Bookforum has a review of the recently published novel The Fine Art of Fucking Up by Cate Dicharry, a withering satire of art school. Bitter MFA grads will delight in the book’s vicious portrayal of the hypocrisy and self-importance of the fictional (or not-so-fictional) “School of Visual Arts,” as the art school in the book is called. The review, penned by Melissa Holbrook Pierson, has some zingers itself (including the title of this post):

[Cate Dicharry’s] creation—and, it is insinuated, one not all that made-up, since the success of a lampoon depends on its ability to come uncomfortably close to the hairline crack between invention and reality—is the fictional midwestern School of Visual Arts.

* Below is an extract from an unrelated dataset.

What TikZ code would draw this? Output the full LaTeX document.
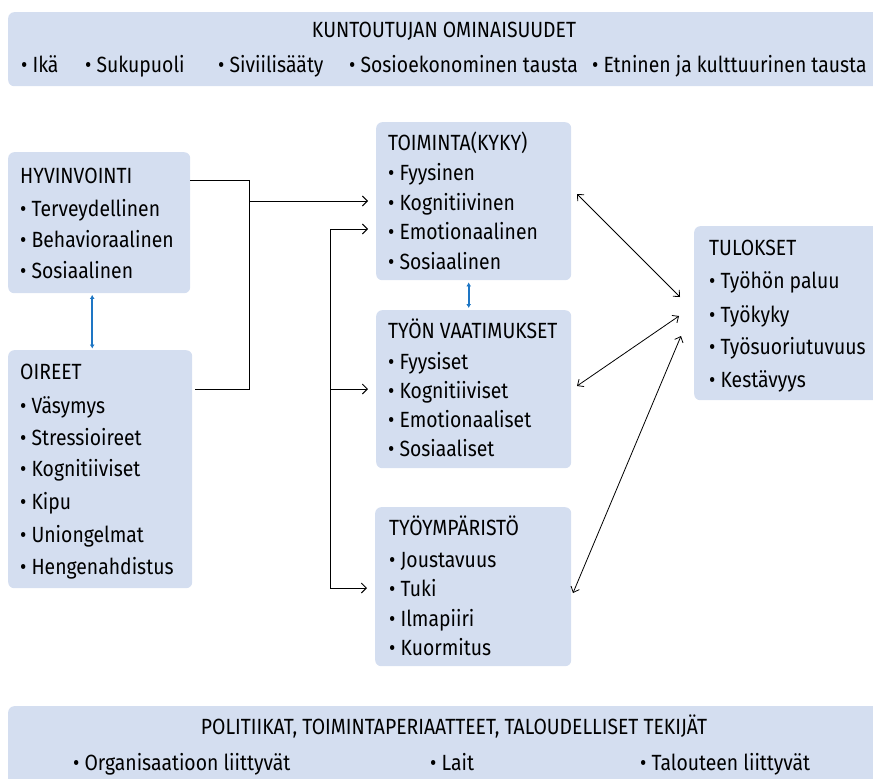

It is the kind of place where no vapid performance piece goes unrecognized as an important Statement on Something: there’s the protester who wears a body suit upon which are glued oversized male sex organs, no doubt made of papier-mâché; indeed, anyone who wishes to mount a protest at the school must apply to the administration to do so. This is a tidbit hypocrisy among a smorgasbord of them, large and small, perfectly turned and less-than-fully-cooked alike. The MFA candidate who is simply too addled to remember to post the required artist’s statement for her thesis show is credited with a laudable act of aesthetic noncompliance, “expressive and literal . . . poignant and adroit.”